- Directive -
Reproduce exactly the lines below, from the first one through the line containing "return 1 - y", and omit any pictures.

- Dataset content -

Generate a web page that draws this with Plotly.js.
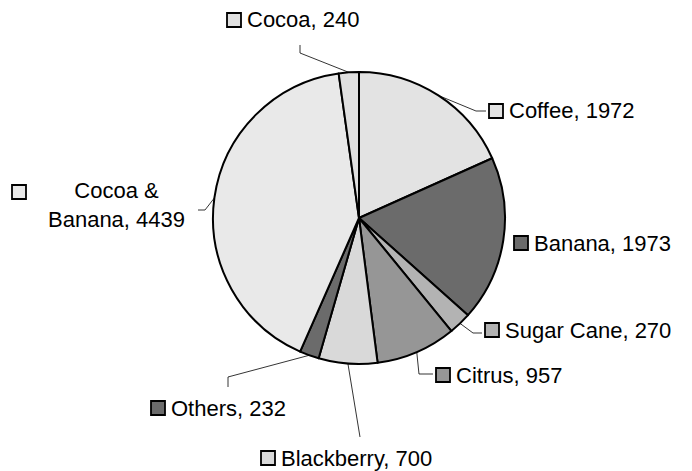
<!DOCTYPE html>
<html>
<head>
<meta charset="utf-8">
<script src="https://cdn.plot.ly/plotly-3.0.1.min.js"></script>
<style>html,body{margin:0;padding:0;background:#fff;}#chart{width:692px;height:471px;}</style>
</head>
<body>
<div id="chart"></div>
<script>
// ---- Data ----
var categories = ['Coffee', 'Banana', 'Sugar Cane', 'Citrus', 'Blackberry', 'Others', 'Cocoa & Banana', 'Cocoa'];
var values = [1972, 1973, 270, 957, 700, 232, 4439, 240];
var labelTexts = ['Coffee, 1972', 'Banana, 1973', 'Sugar Cane, 270', 'Citrus, 957', 'Blackberry, 700', 'Others, 232', 'Cocoa &<br>Banana, 4439', 'Cocoa, 240'];
var colors = ['#e3e3e3', '#6b6b6b', '#b3b3b3', '#969696', '#d9d9d9', '#6b6b6b', '#e9e9e9', '#e0e0e0'];

// ---- Layout (pixels) ----
var W = 692, H = 471;
var CX = 359, CY = 218, R = 146;
var FONT = {family: 'Liberation Sans, Arial, sans-serif', size: 22, color: '#000'};
// per label: box left x, box center y, text position, text anchor, leader elbow points (from label side toward pie)
var labelLayout = [
  {box: [489, 111], text: [507, 111], anchor: 'left', elbow: [[486, 111], [476, 111]]},
  {box: [514, 243], text: [532, 243], anchor: 'left', elbow: null},
  {box: [485, 330], text: [503, 330], anchor: 'left', elbow: [[482, 333], [473, 333]]},
  {box: [436, 375], text: [454, 375], anchor: 'left', elbow: [[433, 374], [419, 374]]},
  {box: [261, 458], text: [279, 458], anchor: 'left', elbow: [[360, 437]]},
  {box: [151, 408], text: [169, 408], anchor: 'left', elbow: [[228, 387], [228, 377]]},
  {box: [12, 192], text: [116, 205], anchor: 'center', elbow: [[198, 210], [205, 210]]},
  {box: [227, 20], text: [245, 20], anchor: 'left', elbow: [[300, 45], [300, 53]]}
];

function px(x) { return x / W; }
function py(y) { return 1 - y / H; }

var total = values.reduce(function (a, b) { return a + b; }, 0);
var shapes = [], annotations = [];
var cum = 0;
for (var i = 0; i < values.length; i++) {
  var mid = (cum + values[i] / 2) / total * 2 * Math.PI;
  cum += values[i];
  var ax = CX + R * Math.sin(mid), ay = CY - R * Math.cos(mid);
  var L = labelLayout[i];
  if (L.elbow) {
    var pts = L.elbow.concat([[ax, ay]]);
    var d = pts.map(function (p, k) { return (k ? 'L' : 'M') + px(p[0]).toFixed(5) + ',' + py(p[1]).toFixed(5); }).join(' ');
    shapes.push({type: 'path', xref: 'paper', yref: 'paper', path: d, line: {color: '#000', width: 0.8}});
  }
  var s = 14;
  shapes.push({type: 'rect', xref: 'paper', yref: 'paper',
    x0: px(L.box[0]), x1: px(L.box[0] + s), y0: py(L.box[1] + s / 2), y1: py(L.box[1] - s / 2),
    fillcolor: colors[i], line: {color: '#000', width: 1.8}});
  annotations.push({xref: 'paper', yref: 'paper', x: px(L.text[0]), y: py(L.text[1]),
    xanchor: L.anchor, yanchor: 'middle', align: 'center', showarrow: false,
    text: labelTexts[i], font: FONT});
}

var trace = {
  type: 'pie',
  labels: categories,
  values: values,
  sort: false,
  direction: 'clockwise',
  rotation: 0,
  textinfo: 'none',
  hoverinfo: 'label+value',
  marker: {colors: colors, line: {color: '#000', width: 2}},
  domain: {x: [px(CX - R), px(CX + R)], y: [py(CY + R), py(CY - R)]}
};

var layout = {
  width: W, height: H,
  margin: {l: 0, r: 0, t: 0, b: 0},
  paper_bgcolor: '#fff',
  showlegend: false,
  shapes: shapes,
  annotations: annotations,
  font: FONT
};

Plotly.newPlot('chart', [trace], layout, {displayModeBar: false, staticPlot: true});
</script>
</body>
</html>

- Solution for this problem -
Generate a web page that draws this with Plotly.js.
<!DOCTYPE html>
<html>
<head>
<meta charset="utf-8">
<script src="https://cdn.plot.ly/plotly-3.0.1.min.js"></script>
<style>html,body{margin:0;padding:0;background:#fff;}#chart{width:692px;height:471px;}</style>
</head>
<body>
<div id="chart"></div>
<script>
// ---- Data ----
var categories = ['Coffee', 'Banana', 'Sugar Cane', 'Citrus', 'Blackberry', 'Others', 'Cocoa & Banana', 'Cocoa'];
var values = [1972, 1973, 270, 957, 700, 232, 4439, 240];
var labelTexts = ['Coffee, 1972', 'Banana, 1973', 'Sugar Cane, 270', 'Citrus, 957', 'Blackberry, 700', 'Others, 232', 'Cocoa &<br>Banana, 4439', 'Cocoa, 240'];
var colors = ['#e3e3e3', '#6b6b6b', '#b3b3b3', '#969696', '#d9d9d9', '#6b6b6b', '#e9e9e9', '#e0e0e0'];

// ---- Layout (pixels) ----
var W = 692, H = 471;
var CX = 359, CY = 218, R = 146;
var FONT = {family: 'Liberation Sans, Arial, sans-serif', size: 22, color: '#000'};
// per label: box left x, box center y, text position, text anchor, leader elbow points (from label side toward pie)
var labelLayout = [
  {box: [489, 111], text: [507, 111], anchor: 'left', elbow: [[486, 111], [476, 111]]},
  {box: [514, 243], text: [532, 243], anchor: 'left', elbow: null},
  {box: [485, 330], text: [503, 330], anchor: 'left', elbow: [[482, 333], [473, 333]]},
  {box: [436, 375], text: [454, 375], anchor: 'left', elbow: [[433, 374], [419, 374]]},
  {box: [261, 458], text: [279, 458], anchor: 'left', elbow: [[360, 437]]},
  {box: [151, 408], text: [169, 408], anchor: 'left', elbow: [[228, 387], [228, 377]]},
  {box: [12, 192], text: [116, 205], anchor: 'center', elbow: [[198, 210], [205, 210]]},
  {box: [227, 20], text: [245, 20], anchor: 'left', elbow: [[300, 45], [300, 53]]}
];

function px(x) { return x / W; }
function py(y) { return 1 - y / H; }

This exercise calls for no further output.